I’m having an intermittent problem with kernels hanging indefinitely. My code
calls several kernels sequentially in a big loop with a few async memory copies
here and there.
for (t=0; t<10000000; t++) {
kernel_a( ..., stream[0]);
kernel_b( ..., stream[0]);
...
cuMemcpyDtoHAsync( ..., stream[0]);
kernel_g( ..., stream[1]);
cuStreamSynchronize(stream[0]);
some_cpu_work();
cuMemcpyHtoDAsync( ..., stream[0]);
cuCtxSynchronize();
}
The longest of these kernels takes around 10ms to execute. The code will run for
hours (several 100,000 kernel launches) but will eventually hang.
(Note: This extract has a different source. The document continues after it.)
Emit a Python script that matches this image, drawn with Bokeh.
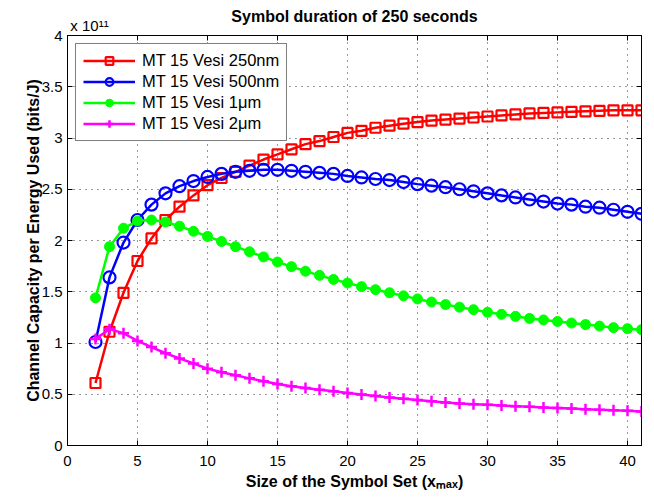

I have the
floating point precision defined in a macro so that I can change it as needed,
#define PREC double
PREC * x;
x = (PREC*)malloc(20*sizeof(PREC));
The problem only occurs using ‘double’. Other than these hangs, the code
runs as expected and gives sensible results. If I am running the job on a GPU
with a display attached, I get error 702 when it hangs,
CUerror 702 CUDA_ERROR_LAUNCH_TIMEOUT
This indicates that the device kernel took too long to execute. This can
only occur if timeouts are enabled - see the device attribute
::CU_DEVICE_ATTRIBUTE_KERNEL_EXEC_TIMEOUT for more information. The
context cannot be used (and must be destroyed similar to
::CUDA_ERROR_LAUNCH_FAILED). All existing device memory allocations from
this context are invalid and must be reconstructed if the program is to
continue using CUDA.
Otherwise, if timeouts are not enabled (ie. if it is a compute only GPU) then I
get no error but the code still hangs. I’ve tested this with versions 304 and
310 of the driver, CUDA 5 and on Debian and Arch Linux on a few different
machines, all with 3GB GTX580 GPUs. The memory usage is around 700 MB.
Can anyone suggest what sort of problems can cause a kernel to hang like this?
I am completely stuck with how to trouble-shoot.